### YOUR TASK
Return the listing below exactly, with the pictures dropped.

↓

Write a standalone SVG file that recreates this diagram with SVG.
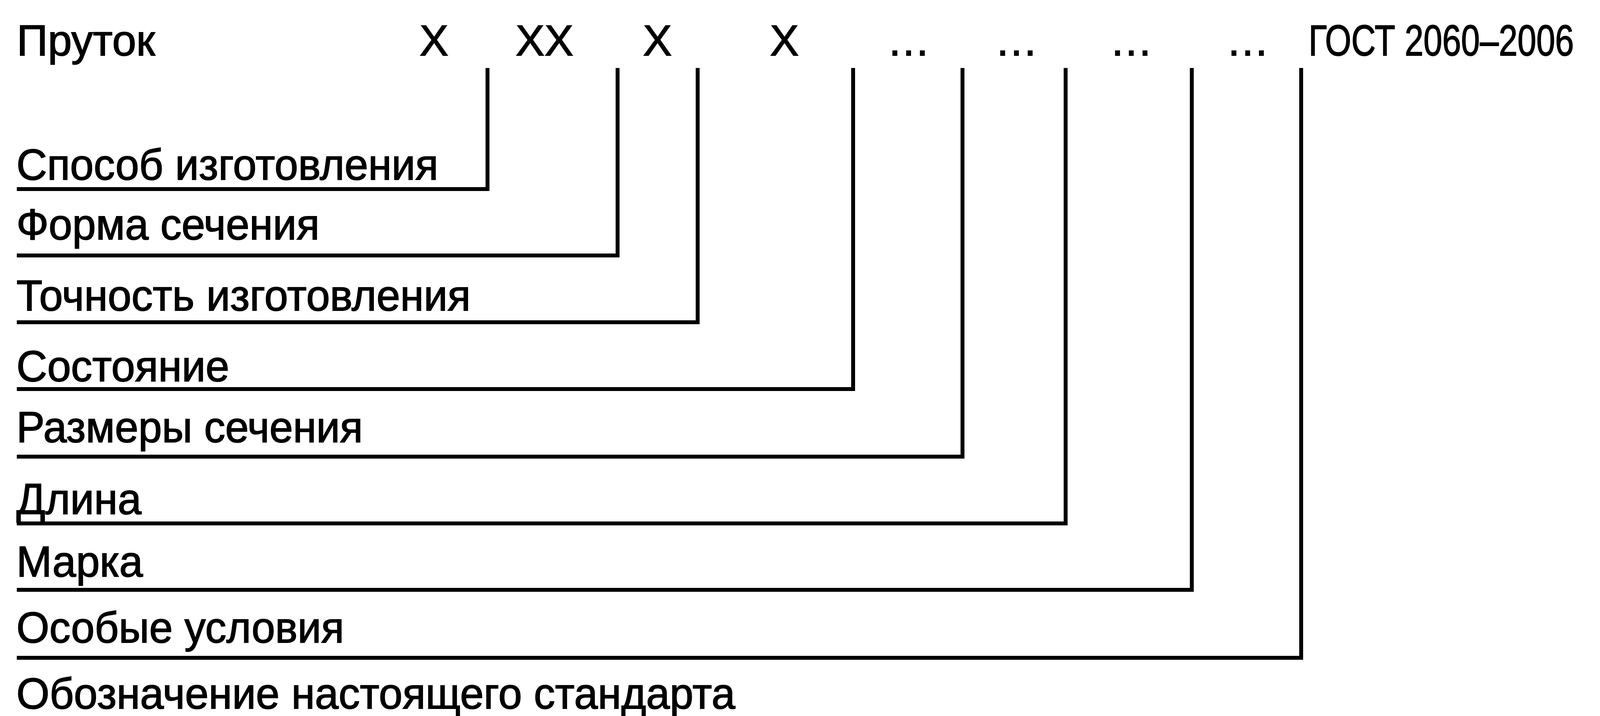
<svg xmlns="http://www.w3.org/2000/svg" width="4265" height="1833" viewBox="0 0 4265 1833">
<style>
text{font-family:"Liberation Sans",Arial,sans-serif;font-size:111px;fill:#000;stroke:#000;stroke-width:2}
.c{text-anchor:middle}
.ln{fill:none;stroke:#000;stroke-width:10;stroke-linejoin:miter;stroke-linecap:butt}
</style>
<rect width="4265" height="1833" fill="#fff"/>
<g id="header">
<text x="43" y="142" textLength="354" lengthAdjust="spacingAndGlyphs">Пруток</text>
<text class="c" x="1111" y="142">X</text>
<text class="c" x="1394" y="142">XX</text>
<text class="c" x="1683" y="142">X</text>
<text class="c" x="2008" y="142">X</text>
<text class="c" x="2326" y="142">…</text>
<text class="c" x="2602" y="142">…</text>
<text class="c" x="2896" y="142">…</text>
<text class="c" x="3194" y="142">…</text>
<text transform="translate(3350 142) scale(0.78 1)" x="0" y="0">ГОСТ 2060–2006</text>
</g>
<g id="connectors">
<path class="ln" d="M43 484H1248V174"/>
<path class="ln" d="M43 654H1581V174"/>
<path class="ln" d="M43 825H1786V174"/>
<path class="ln" d="M43 996H2184V174"/>
<path class="ln" d="M43 1169H2464V174"/>
<path class="ln" d="M43 1340H2728V174"/>
<path class="ln" d="M43 1510H3051V174"/>
<path class="ln" d="M43 1684H3331V174"/>
</g>
<g id="n1"><text x="42" y="460" textLength="1080" lengthAdjust="spacingAndGlyphs">Способ изготовления</text></g>
<g id="n2"><text x="42" y="613" textLength="776" lengthAdjust="spacingAndGlyphs">Форма сечения</text></g>
<g id="n3"><text x="42" y="795" textLength="1163" lengthAdjust="spacingAndGlyphs">Точность изготовления</text></g>
<g id="n4"><text x="42" y="976" textLength="545" lengthAdjust="spacingAndGlyphs">Состояние</text></g>
<g id="n5"><text x="42" y="1132" textLength="887" lengthAdjust="spacingAndGlyphs">Размеры сечения</text></g>
<g id="n6"><text x="42" y="1316" textLength="320" lengthAdjust="spacingAndGlyphs">Длина</text></g>
<g id="n7"><text x="42" y="1476" textLength="324" lengthAdjust="spacingAndGlyphs">Марка</text></g>
<g id="n8"><text x="42" y="1645" textLength="839" lengthAdjust="spacingAndGlyphs">Особые условия</text></g>
<g id="n9"><text x="42" y="1814" textLength="1840" lengthAdjust="spacingAndGlyphs">Обозначение настоящего стандарта</text></g>
</svg>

↑

### EXERCISE RESPONSE
Write a standalone SVG file that recreates this diagram with SVG.
<svg xmlns="http://www.w3.org/2000/svg" width="4265" height="1833" viewBox="0 0 4265 1833">
<style>
text{font-family:"Liberation Sans",Arial,sans-serif;font-size:111px;fill:#000;stroke:#000;stroke-width:2}
.c{text-anchor:middle}
.ln{fill:none;stroke:#000;stroke-width:10;stroke-linejoin:miter;stroke-linecap:butt}
</style>
<rect width="4265" height="1833" fill="#fff"/>
<g id="header">
<text x="43" y="142" textLength="354" lengthAdjust="spacingAndGlyphs">Пруток</text>
<text class="c" x="1111" y="142">X</text>
<text class="c" x="1394" y="142">XX</text>
<text class="c" x="1683" y="142">X</text>
<text class="c" x="2008" y="142">X</text>
<text class="c" x="2326" y="142">…</text>
<text class="c" x="2602" y="142">…</text>
<text class="c" x="2896" y="142">…</text>
<text class="c" x="3194" y="142">…</text>
<text transform="translate(3350 142) scale(0.78 1)" x="0" y="0">ГОСТ 2060–2006</text>
</g>
<g id="connectors">
<path class="ln" d="M43 484H1248V174"/>
<path class="ln" d="M43 654H1581V174"/>
<path class="ln" d="M43 825H1786V174"/>
<path class="ln" d="M43 996H2184V174"/>
<path class="ln" d="M43 1169H2464V174"/>
<path class="ln" d="M43 1340H2728V174"/>
<path class="ln" d="M43 1510H3051V174"/>
<path class="ln" d="M43 1684H3331V174"/>
</g>
<g id="n1"><text x="42" y="460" textLength="1080" lengthAdjust="spacingAndGlyphs">Способ изготовления</text></g>
<g id="n2"><text x="42" y="613" textLength="776" lengthAdjust="spacingAndGlyphs">Форма сечения</text></g>
<g id="n3"><text x="42" y="795" textLength="1163" lengthAdjust="spacingAndGlyphs">Точность изготовления</text></g>
<g id="n4"><text x="42" y="976" textLength="545" lengthAdjust="spacingAndGlyphs">Состояние</text></g>
<g id="n5"><text x="42" y="1132" textLength="887" lengthAdjust="spacingAndGlyphs">Размеры сечения</text></g>
<g id="n6"><text x="42" y="1316" textLength="320" lengthAdjust="spacingAndGlyphs">Длина</text></g>
<g id="n7"><text x="42" y="1476" textLength="324" lengthAdjust="spacingAndGlyphs">Марка</text></g>
<g id="n8"><text x="42" y="1645" textLength="839" lengthAdjust="spacingAndGlyphs">Особые условия</text></g>
<g id="n9"><text x="42" y="1814" textLength="1840" lengthAdjust="spacingAndGlyphs">Обозначение настоящего стандарта</text></g>
</svg>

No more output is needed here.